Dem Zielsystem gerechter Besteuerung folgend müssen die Superreichen in die Finanzierung einbezogen werden. Nach den Vorstellungen der griechischen Regierung gehören dazu: Eine Kopfsteuer für Millionäre, höhere Steuern für Spitzenverdiener, eine Luxussteuer (Nobelkarossen, große Yachten) sowie die Erhebung einer Lizenzgebühr für die Sendefrequenz privater Fernsehsender sowie eine erhöhte Tonnagesteuer für Reeder. Die Unterstützung zu diesen Maßnahmen durch die Geberinstitutionen wäre hilfreich. Dagegen haben in den Verhandlungen vor dem Abbruch durch den Volksentscheid die Geberinstitutionen die durch die griechische Regierung geplante Erhöhung der Unternehmenssteuersätze von 29 auf 28 Prozent zurückgeschraubt. Auch die Sondersteuer auf Unternehmensgewinne ab 500 000 € ist abgelehnt worden. Auf die geforderte Erhöhung der Mehrwertsteuersätze zu Lasten der Binnennachfrage sollte verzichtet werden. Auch ist der Abschlag von 30% der Mehrwertsteuer auf Inseln wegen der erhöhten Lebenshaltungskosten über die Transportkosten sinnvoll. Weitere Kürzungen bei den Renten würden die Verarmung vieler Menschen erhöhen. Allerdings sollte umgehen das Renteneintrittsalter erhöht werden. Gegenüber dem kleinen, rechtspopulistischen Koalitionspartner sollten weitere Kürzungen im Rüstungshaushalt durchgesetzt werden.

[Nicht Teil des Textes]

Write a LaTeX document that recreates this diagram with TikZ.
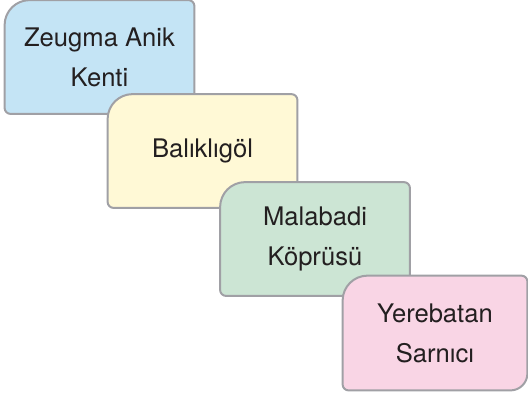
\documentclass[tikz,border=0pt]{standalone}
\usepackage{fontspec}
\setmainfont{TeX Gyre Heros}
\usepackage{tikz}
\usetikzlibrary{positioning, backgrounds}
\definecolor{tileblue}{RGB}{196,228,245}
\definecolor{tileyellow}{RGB}{255,249,214}
\definecolor{tilegreen}{RGB}{204,229,212}
\definecolor{tilepink}{RGB}{249,213,229}
\definecolor{rimgray}{RGB}{160,160,165}
\definecolor{inkdark}{RGB}{35,31,32}
\tikzstyle{tile} = [font=\fontsize{12.8}{20}\selectfont, text=inkdark, align=center, minimum width=94.5pt, minimum height=56.5pt, inner sep=0pt]
\tikzstyle{rim} = [draw=rimgray, line width=1pt]
% box with big top-left and bottom-right corners
\newcommand{\tileshape}[2]{%
  \begin{scope}[on background layer]
  \path[rim, fill=#2] (#1.west) [rounded corners=12.5pt] -- (#1.north west) -- (#1.north)
    [rounded corners=3pt] -- (#1.north east) -- (#1.east)
    [rounded corners=8.5pt] -- (#1.south east) -- (#1.south)
    [rounded corners=3pt] -- (#1.south west) -- cycle;
  \end{scope}}

\begin{document}
\begin{tikzpicture}[node distance=51.5pt]
\useasboundingbox (0,0) rectangle (264pt,-196.5pt);
  \node (zeugma) [tile] at (49.75pt,-28.5pt) {Zeugma Anik\\Kenti};
  \node (balikligol) [tile, right of=zeugma, yshift=-47pt] {Balıklıgöl};
  \node (malabadi) [tile, right of=balikligol, xshift=4.75pt, yshift=-44pt] {Malabadi\\Köprüsü};
  \node (yerebatan) [tile, right of=malabadi, xshift=8.5pt, yshift=-47pt, minimum width=92pt, minimum height=57pt] {Yerebatan\\Sarnıcı};
\tileshape{zeugma}{tileblue}
\tileshape{balikligol}{tileyellow}
\tileshape{malabadi}{tilegreen}
\tileshape{yerebatan}{tilepink}
\end{tikzpicture}
\end{document}
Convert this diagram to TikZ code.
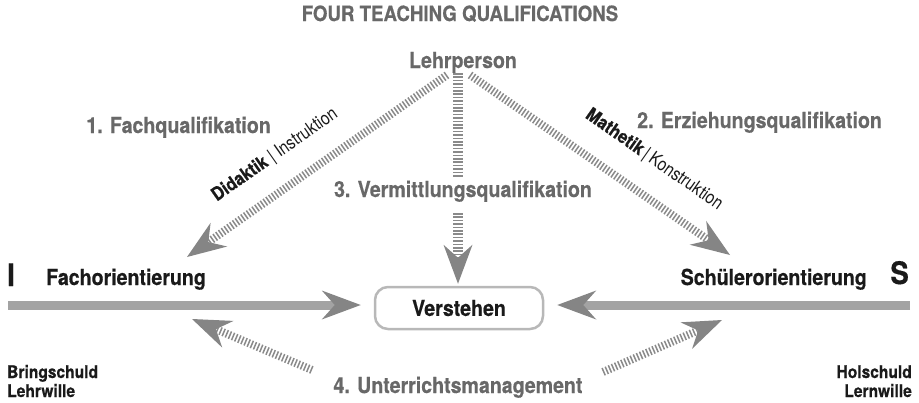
\documentclass[tikz,border=0pt]{standalone}
\usepackage{fontspec}
\setmainfont{TeX Gyre Heros}[FakeStretch=0.89, BoldFeatures={FakeBold=0.5}]
\newfontfamily\thinfont{TeX Gyre Heros}[FakeStretch=0.84]
\usetikzlibrary{arrows.meta}

\definecolor{labelgray}{HTML}{686868}
\definecolor{ink}{HTML}{1A1A1A}
\definecolor{shaftgray}{HTML}{A3A3A3}
\definecolor{headgray}{HTML}{858585}
\definecolor{hatchgray}{HTML}{8A8A8A}
\definecolor{boxgray}{HTML}{B8B8B8}

\tikzset{
  qual/.style={font=\bfseries\fontsize{22}{24}\selectfont, text=labelgray, inner sep=0pt},
  orient/.style={font=\bfseries\fontsize{22}{24}\selectfont, text=ink, inner sep=0pt},
  pole/.style={font=\bfseries\fontsize{31}{34}\selectfont, text=ink, inner sep=0pt},
  duty/.style={font=\bfseries\fontsize{17.5}{19}\selectfont, text=ink, inner sep=0pt},
  tagline/.style={font=\fontsize{18.5}{20}\selectfont, text=ink, inner sep=0pt},
  qhead/.style={-{Stealth[length=39pt,width=29pt,inset=13pt,color=headgray,line width=0pt]}},
  hatched/.style={qhead, draw=hatchgray, line width=8pt, dash pattern=on 1.5pt off 1.9pt},
  mainflow/.style={qhead, draw=shaftgray, line width=9pt},
  goal/.style={draw=boxgray, line width=2.5pt, rounded corners=13pt,
    minimum width=168pt, minimum height=42pt, inner sep=0pt,
    font=\bfseries\fontsize{22}{24}\selectfont, text=ink}
}

\begin{document}
\begin{tikzpicture}[x=1pt, y=-1pt]
  \useasboundingbox (0,0) rectangle (919,402);

  % headings and qualification labels
  \node[qual, anchor=base, font=\bfseries\fontsize{21}{22}\selectfont] (title) at (460,21) {FOUR TEACHING QUALIFICATIONS};
  \node[qual, anchor=base] (lehr) at (463,68) {Lehrperson};
  \node[qual, anchor=base east] (q1) at (271,133) {1. Fachqualifikation};
  \node[qual, anchor=base west] (q2) at (637,128) {2. Erziehungsqualifikation};
  \node[qual, anchor=base] (q3) at (463,197) {3. Vermittlungsqualifikation};
  \node[qual, anchor=base] (q4) at (458,393) {4. Unterrichtsmanagement};

  % the two poles
  \node[pole, anchor=base west] (poleI) at (7,286) {I};
  \node[orient, anchor=base west] (fach) at (46,285) {Fachorientierung};
  \node[pole, anchor=base east] (poleS) at (909,284) {S};
  \node[orient, anchor=base east] (schueler) at (867,285) {Schülerorientierung};

  \node[duty, anchor=base west] (bring) at (7,378) {Bringschuld};
  \node[duty, anchor=base west] (lehrwille) at (7,397) {Lehrwille};
  \node[duty, anchor=base east] (hol) at (912,378) {Holschuld};
  \node[duty, anchor=base east] (lernwille) at (912,397) {Lernwille};

  % goal
  \node[goal] (verstehen) at (459,308) {Verstehen};

  % anchor points of the connectors
  \coordinate (lehrL) at (447,75);
  \coordinate (lehrM) at (458,73);
  \coordinate (lehrR) at (470,75);
  \coordinate (q3in) at (458,177);
  \coordinate (q3out) at (458,213);
  \coordinate (fachTip) at (187,257);
  \coordinate (schuelerTip) at (730,255);
  \coordinate (leftStart) at (8,305);
  \coordinate (rightStart) at (910,305);
  \coordinate (q4L) at (312,370);
  \coordinate (q4R) at (603,372);
  \coordinate (backL) at (192,319);
  \coordinate (backR) at (722,320);

  % main flows towards understanding
  \draw[mainflow, shorten >=13pt] (leftStart) -- (verstehen.west |- leftStart);
  \draw[mainflow, shorten >=13pt] (rightStart) -- (verstehen.east |- rightStart);

  % qualification arrows
  \draw[hatched] (lehrL) -- (fachTip);
  \draw[hatched] (lehrR) -- (schuelerTip);
  \draw[hatched, line width=10pt, -] (lehrM) -- (q3in);
  \draw[hatched, line width=10pt, shorten >=2pt] (q3out) -- (verstehen.north -| q3out);
  \draw[hatched] (q4L) -- (backL);
  \draw[hatched] (q4R) -- (backR);

  % labels along the diagonals
  \node[tagline, rotate=35] (didaktik) at (275,155)
    {\textbf{Didaktik} {\thinfont | Instruktion}};
  \node[tagline, rotate=-35] (mathetik) at (654,160)
    {\textbf{Mathetik}{\thinfont\,|\,Konstruktion}};
\end{tikzpicture}
\end{document}
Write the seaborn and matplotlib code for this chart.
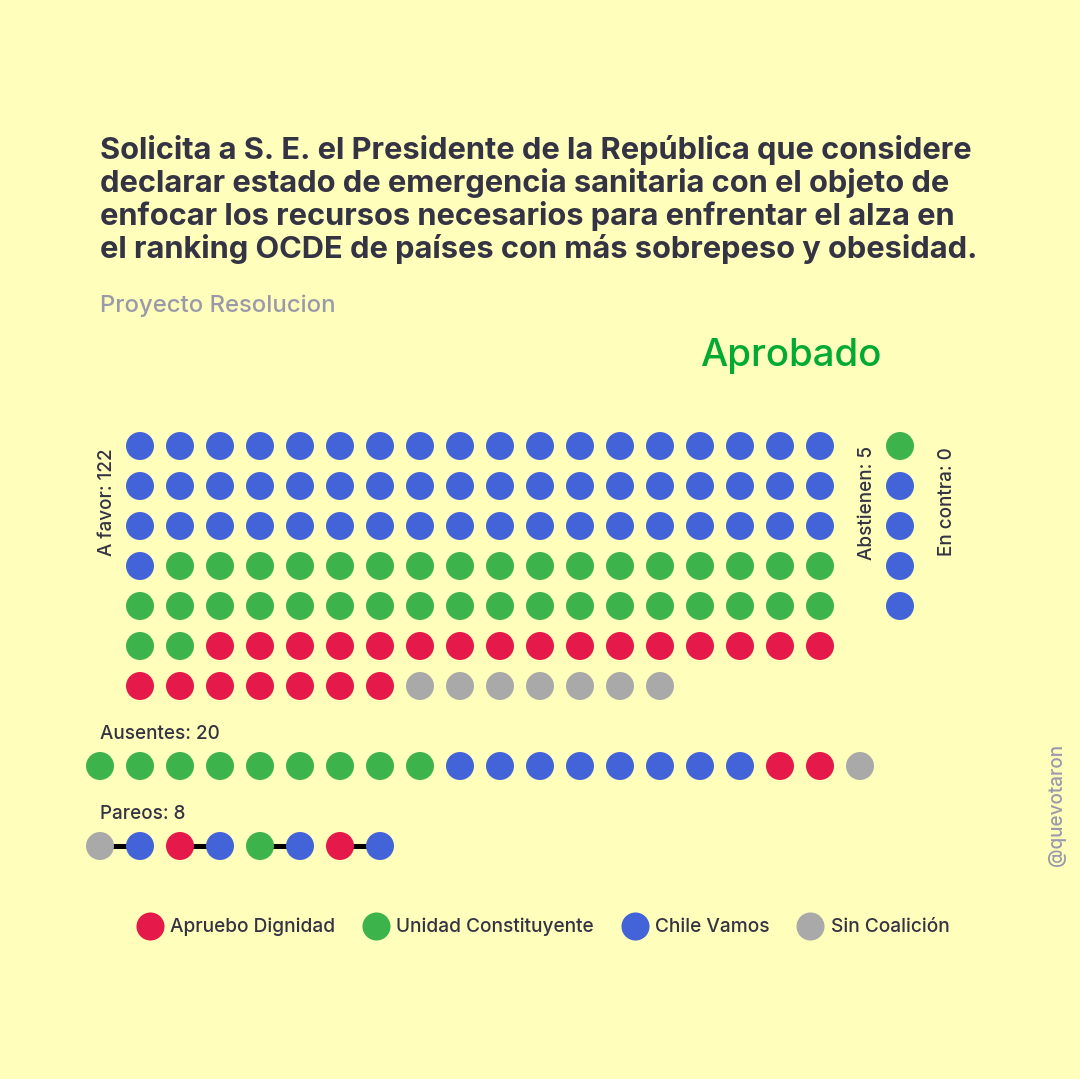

Von den anstehenden Verhandlungen dürfen keine Wunder erwartet werden. Es gibt jedoch durchaus eine Chance zu einem ökonomisch und sozial begründeten Kompromiss mit dem Ziel, den Grexit zu vermeiden. Denn mit der Drachme würde Griechenland auf Dauer als sozial armes und ökonomisch schwaches Land zementiert und das Euroland wäre insgesamt geschwächt und für Spekulanten bedroht.